**The task:**
Write out each line of the listing as it stands, without the images.

**Data block:**
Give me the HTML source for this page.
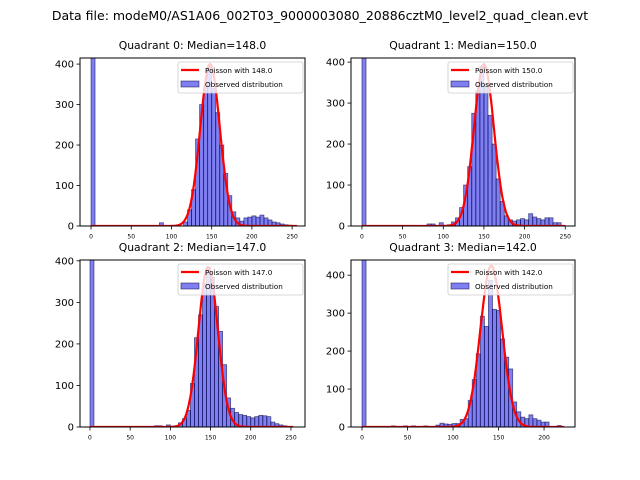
<!DOCTYPE html>
<html><head><meta charset="utf-8">
<style>
body{margin:0;background:#fff;}
svg{display:block;font-family:"DejaVu Sans","Liberation Sans",sans-serif;}
</style></head>
<body>
<svg id="fig" width="640" height="480" viewBox="0 0 640 480">
<text x="320" y="20" text-anchor="middle" font-size="12.5">Data file: modeM0/AS1A06_002T03_9000003080_20886cztM0_level2_quad_clean.evt</text>
</svg>
<script>
// Quadrant data
const titles = ["Quadrant 0: Median=148.0","Quadrant 1: Median=150.0","Quadrant 2: Median=147.0","Quadrant 3: Median=142.0"];
const medians = [148,150,147,142];
const peaks = [400,395,385,425];
const binW = [5,5,5,4.44];
const q0Bins = [0,85,115,120,125,130,135,140,145,150,155,160,165,170,175,180,185,190,195,200,205,210,215,220,225,230,235,240,245];
const q0Counts = [1000,8,10,40,90,215,300,345,395,340,280,200,130,75,35,20,12,20,22,25,22,27,20,15,10,8,5,3,2];
const q1Bins = [0,80,85,95,105,110,115,120,125,130,135,140,145,150,155,160,165,170,175,180,185,190,195,200,205,210,215,220,225,230,235,240];
const q1Counts = [1000,5,5,8,3,10,20,45,100,145,275,330,390,345,270,200,115,60,25,15,12,15,18,15,30,22,18,15,20,20,8,8];
const q2Bins = [0,80,85,95,100,105,110,115,120,125,130,135,140,145,150,155,160,165,170,175,180,185,190,195,200,205,210,215,220,225,230,235,240,245];
const q2Counts = [1000,3,3,5,2,3,10,20,40,105,215,270,345,385,360,290,230,150,70,45,35,30,28,25,22,25,28,27,25,12,8,5,3,1];
const q3Bins = [0,32.2,45.6,54.4,67.8,81.1,85.6,90,94.4,98.9,103.3,107.8,112.2,116.7,121.1,125.5,130,134.4,138.9,143.3,147.8,152.2,156.7,161.1,165.5,170,174.4,178.9,183.3,187.8,192.2,196.7,201.1,214.4];
const q3Counts = [1000,3,3,3,3,5,10,8,7,9,9,20,22,70,125,193,292,265,386,310,307,232,184,153,66,40,26,22,32,22,18,13,13,4];
const xTicks = [[0,50,100,150,200,250],[0,50,100,150,200,250],[0,50,100,150,200,250],[0,50,100,150,200]];
const yTicks = [[0,100,200,300,400],[0,100,200,300,400],[0,100,200,300,400],[0,100,200,300,400]];
const xMax = [256,250,253,222];

const allBins=[q0Bins,q1Bins,q2Bins,q3Bins];
const allCounts=[q0Counts,q1Counts,q2Counts,q3Counts];
const boxes=[
 {l:80,r:305,t:58,b:226,x0:-13.7,x1:266,y1:415},
 {l:351,r:575,t:58,b:226,x0:-13.5,x1:262,y1:410},
 {l:80,r:305,t:260,b:427,x0:-12.4,x1:267.5,y1:402},
 {l:351,r:575,t:260,b:427,x0:-12.1,x1:234,y1:440}
];
const NS="http://www.w3.org/2000/svg";
const svg=document.getElementById('fig');
function mk(tag,attrs,parent){const e=document.createElementNS(NS,tag);for(const k in attrs)e.setAttribute(k,attrs[k]);(parent||svg).appendChild(e);return e;}
boxes.forEach((B,qi)=>{
  const g=mk('g',{});
  
  
  const sx=v=>B.l+(v-B.x0)/(B.x1-B.x0)*(B.r-B.l);
  const sy=v=>B.b-v/B.y1*(B.b-B.t);
  const clipId='clip'+qi;
  const cp=mk('clipPath',{id:clipId},g);
  mk('rect',{x:B.l,y:B.t,width:B.r-B.l,height:B.b-B.t},cp);
  const bars=mk('g',{'clip-path':'url(#'+clipId+')'},g);
  allBins[qi].forEach((b,i)=>{
    const c=allCounts[qi][i];
    const r=mk('rect',{x:sx(b),y:sy(c),width:sx(b+binW[qi])-sx(b),height:sy(0)-sy(c),fill:'rgba(0,0,230,0.5)',stroke:'rgba(0,0,60,0.6)','stroke-width':0.8},bars);
    
    
  });
  // Poisson curve (normal approximation)
  const lam=medians[qi];let d='';
  for(let x=0;x<=xMax[qi];x+=1){const y=peaks[qi]*Math.exp(-(x-lam)*(x-lam)/(2*lam));d+=(x?'L':'M')+sx(x).toFixed(1)+','+sy(y).toFixed(1);}
  const p=mk('path',{d:d,fill:'none',stroke:'#ff0000','stroke-width':2.2},bars);
  
  
  const fr=mk('rect',{x:B.l,y:B.t,width:B.r-B.l,height:B.b-B.t,fill:'none',stroke:'#000','stroke-width':1},g);
  
  
  xTicks[qi].forEach(t=>{
    mk('line',{x1:sx(t),x2:sx(t),y1:B.b,y2:B.b+3.5,stroke:'#000','stroke-width':0.8},g);
    const tx=mk('text',{x:sx(t),y:B.b+12.5,'font-size':6,'text-anchor':'middle'},g);tx.textContent=t;
    
    
  });
  yTicks[qi].forEach(t=>{
    mk('line',{x1:B.l,x2:B.l-3.5,y1:sy(t),y2:sy(t),stroke:'#000','stroke-width':0.8},g);
    const tx=mk('text',{x:B.l-6,y:sy(t)+3.5,'font-size':10,'text-anchor':'end'},g);tx.textContent=t;
    
    
  });
  const tt=mk('text',{x:(B.l+B.r)/2,y:B.t-9,'font-size':10.8,'text-anchor':'middle'},g);tt.textContent=titles[qi];
  
  
  // legend
  const lg=mk('g',{},g);
  
  
  const lx=B.r-127,ly=B.t+4;
  mk('rect',{x:lx,y:ly,width:125,height:31,rx:2,fill:'rgba(255,255,255,0.8)',stroke:'#ccc','stroke-width':0.8},lg);
  mk('line',{x1:lx+3,x2:lx+21,y1:ly+8,y2:ly+8,stroke:'#ff0000','stroke-width':2.2},lg);
  const t1=mk('text',{x:lx+27,y:ly+11,'font-size':7.2},lg);t1.textContent='Poisson with '+medians[qi].toFixed(1);
  
  
  mk('rect',{x:lx+3,y:ly+19,width:18,height:6,fill:'rgba(0,0,230,0.5)',stroke:'rgba(0,0,60,0.6)','stroke-width':0.8},lg);
  const t2=mk('text',{x:lx+27,y:ly+25,'font-size':7.2},lg);t2.textContent='Observed distribution';
  
  
});
</script>
</body></html>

**Task solution:**
Give me the HTML source for this page.
<!DOCTYPE html>
<html><head><meta charset="utf-8">
<style>
body{margin:0;background:#fff;}
svg{display:block;font-family:"DejaVu Sans","Liberation Sans",sans-serif;}
</style></head>
<body>
<svg id="fig" width="640" height="480" viewBox="0 0 640 480">
<text x="320" y="20" text-anchor="middle" font-size="12.5">Data file: modeM0/AS1A06_002T03_9000003080_20886cztM0_level2_quad_clean.evt</text>
</svg>
<script>
// Quadrant data
const titles = ["Quadrant 0: Median=148.0","Quadrant 1: Median=150.0","Quadrant 2: Median=147.0","Quadrant 3: Median=142.0"];
const medians = [148,150,147,142];
const peaks = [400,395,385,425];
const binW = [5,5,5,4.44];
const q0Bins = [0,85,115,120,125,130,135,140,145,150,155,160,165,170,175,180,185,190,195,200,205,210,215,220,225,230,235,240,245];
const q0Counts = [1000,8,10,40,90,215,300,345,395,340,280,200,130,75,35,20,12,20,22,25,22,27,20,15,10,8,5,3,2];
const q1Bins = [0,80,85,95,105,110,115,120,125,130,135,140,145,150,155,160,165,170,175,180,185,190,195,200,205,210,215,220,225,230,235,240];
const q1Counts = [1000,5,5,8,3,10,20,45,100,145,275,330,390,345,270,200,115,60,25,15,12,15,18,15,30,22,18,15,20,20,8,8];
const q2Bins = [0,80,85,95,100,105,110,115,120,125,130,135,140,145,150,155,160,165,170,175,180,185,190,195,200,205,210,215,220,225,230,235,240,245];
const q2Counts = [1000,3,3,5,2,3,10,20,40,105,215,270,345,385,360,290,230,150,70,45,35,30,28,25,22,25,28,27,25,12,8,5,3,1];
const q3Bins = [0,32.2,45.6,54.4,67.8,81.1,85.6,90,94.4,98.9,103.3,107.8,112.2,116.7,121.1,125.5,130,134.4,138.9,143.3,147.8,152.2,156.7,161.1,165.5,170,174.4,178.9,183.3,187.8,192.2,196.7,201.1,214.4];
const q3Counts = [1000,3,3,3,3,5,10,8,7,9,9,20,22,70,125,193,292,265,386,310,307,232,184,153,66,40,26,22,32,22,18,13,13,4];
const xTicks = [[0,50,100,150,200,250],[0,50,100,150,200,250],[0,50,100,150,200,250],[0,50,100,150,200]];
const yTicks = [[0,100,200,300,400],[0,100,200,300,400],[0,100,200,300,400],[0,100,200,300,400]];
const xMax = [256,250,253,222];

const allBins=[q0Bins,q1Bins,q2Bins,q3Bins];
const allCounts=[q0Counts,q1Counts,q2Counts,q3Counts];
const boxes=[
 {l:80,r:305,t:58,b:226,x0:-13.7,x1:266,y1:415},
 {l:351,r:575,t:58,b:226,x0:-13.5,x1:262,y1:410},
 {l:80,r:305,t:260,b:427,x0:-12.4,x1:267.5,y1:402},
 {l:351,r:575,t:260,b:427,x0:-12.1,x1:234,y1:440}
];
const NS="http://www.w3.org/2000/svg";
const svg=document.getElementById('fig');
function mk(tag,attrs,parent){const e=document.createElementNS(NS,tag);for(const k in attrs)e.setAttribute(k,attrs[k]);(parent||svg).appendChild(e);return e;}
boxes.forEach((B,qi)=>{
  const g=mk('g',{});
  
  
  const sx=v=>B.l+(v-B.x0)/(B.x1-B.x0)*(B.r-B.l);
  const sy=v=>B.b-v/B.y1*(B.b-B.t);
  const clipId='clip'+qi;
  const cp=mk('clipPath',{id:clipId},g);
  mk('rect',{x:B.l,y:B.t,width:B.r-B.l,height:B.b-B.t},cp);
  const bars=mk('g',{'clip-path':'url(#'+clipId+')'},g);
  allBins[qi].forEach((b,i)=>{
    const c=allCounts[qi][i];
    const r=mk('rect',{x:sx(b),y:sy(c),width:sx(b+binW[qi])-sx(b),height:sy(0)-sy(c),fill:'rgba(0,0,230,0.5)',stroke:'rgba(0,0,60,0.6)','stroke-width':0.8},bars);
    
    
  });
  // Poisson curve (normal approximation)
  const lam=medians[qi];let d='';
  for(let x=0;x<=xMax[qi];x+=1){const y=peaks[qi]*Math.exp(-(x-lam)*(x-lam)/(2*lam));d+=(x?'L':'M')+sx(x).toFixed(1)+','+sy(y).toFixed(1);}
  const p=mk('path',{d:d,fill:'none',stroke:'#ff0000','stroke-width':2.2},bars);
  
  
  const fr=mk('rect',{x:B.l,y:B.t,width:B.r-B.l,height:B.b-B.t,fill:'none',stroke:'#000','stroke-width':1},g);
  
  
  xTicks[qi].forEach(t=>{
    mk('line',{x1:sx(t),x2:sx(t),y1:B.b,y2:B.b+3.5,stroke:'#000','stroke-width':0.8},g);
    const tx=mk('text',{x:sx(t),y:B.b+12.5,'font-size':6,'text-anchor':'middle'},g);tx.textContent=t;
    
    
  });
  yTicks[qi].forEach(t=>{
    mk('line',{x1:B.l,x2:B.l-3.5,y1:sy(t),y2:sy(t),stroke:'#000','stroke-width':0.8},g);
    const tx=mk('text',{x:B.l-6,y:sy(t)+3.5,'font-size':10,'text-anchor':'end'},g);tx.textContent=t;
    
    
  });
  const tt=mk('text',{x:(B.l+B.r)/2,y:B.t-9,'font-size':10.8,'text-anchor':'middle'},g);tt.textContent=titles[qi];
  
  
  // legend
  const lg=mk('g',{},g);
  
  
  const lx=B.r-127,ly=B.t+4;
  mk('rect',{x:lx,y:ly,width:125,height:31,rx:2,fill:'rgba(255,255,255,0.8)',stroke:'#ccc','stroke-width':0.8},lg);
  mk('line',{x1:lx+3,x2:lx+21,y1:ly+8,y2:ly+8,stroke:'#ff0000','stroke-width':2.2},lg);
  const t1=mk('text',{x:lx+27,y:ly+11,'font-size':7.2},lg);t1.textContent='Poisson with '+medians[qi].toFixed(1);
  
  
  mk('rect',{x:lx+3,y:ly+19,width:18,height:6,fill:'rgba(0,0,230,0.5)',stroke:'rgba(0,0,60,0.6)','stroke-width':0.8},lg);
  const t2=mk('text',{x:lx+27,y:ly+25,'font-size':7.2},lg);t2.textContent='Observed distribution';
  
  
});
</script>
</body></html>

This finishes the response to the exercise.